Nous avons raté les deux premières vagues de rénovation technologique. Draghi nous dit « Ne ratez pas la troisième, parce que sinon, vous serez plus près de l’agonie que d’une vraie puissance économique et commerciale ». Il faut prendre Draghi au mot et traduire ça dans les faits, ça doit être le fil rouge de toute la politique des quatre prochaines années. L’économie est la servante de nos sociétés. Je ne suis pas fataliste, mais ce que nous sommes en train de vivre est très sérieux. Si on devient fataliste, alors arrêtons de faire de la politique. Je mesure les difficultés qui sont devant nous. Nous avons une extrême droite de plus en plus dégueulasse au Parlement européen. Mais nous pouvons juguler ces risques, à condition de faire entrer Manfred Weber, le président du groupe PPE, dans le rang.

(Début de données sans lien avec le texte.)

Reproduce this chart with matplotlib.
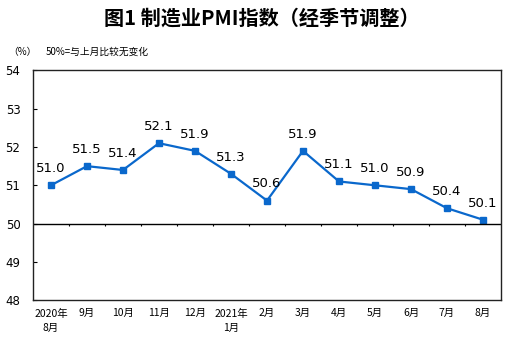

En Roumanie un candidat pro-russe est arrivé en tête des élections au premier tour, comment expliquez-vous ce séisme ?

On voit quelqu’un qui vient de nulle part arriver en tête au premier tour des élections présidentielles. Pourquoi ? Il y a une plateforme TikTok qui semble avoir développé un algorithme qui a amoindri tous ses concurrents et qui l’a propulsé sur le devant de la scène. Nous avons voté, l’année dernière, le rapport Sandro Gozi concernant la publicité politique sur les plateformes. Et si ce rapport, si cette législation était déjà entrée en vigueur, les résultats roumains n’auraient pas été ce qu’ils ont été dimanche dernier. On voit que l’Europe a encore les moyens de réagir à ça. Mais il faut qu’on soit plus rapides pour être efficaces dès à présent. Nous sommes les premiers et pratiquement les seuls à essayer de faire un peu le ménage sur les plateformes. C’est ça le Digital Services Act. L’une des grandes épreuves qui est devant nous, c’est la résilience de cette réglementation face aux tentatives de Musk d’y mettre fin. Tout ce qui a une connotation raciste, xénophobe, antisémite, enfin tous ces trucs dégueulasses, ça n’a pas sa place sur une plateforme et ce n’est pas compatible avec la législation européenne. Nous sommes encore les seuls à faire plier ces quelques milliardaires qui croient pouvoir s’arroger les pouvoirs régaliens. Alors ce monde, je n’en veux pas.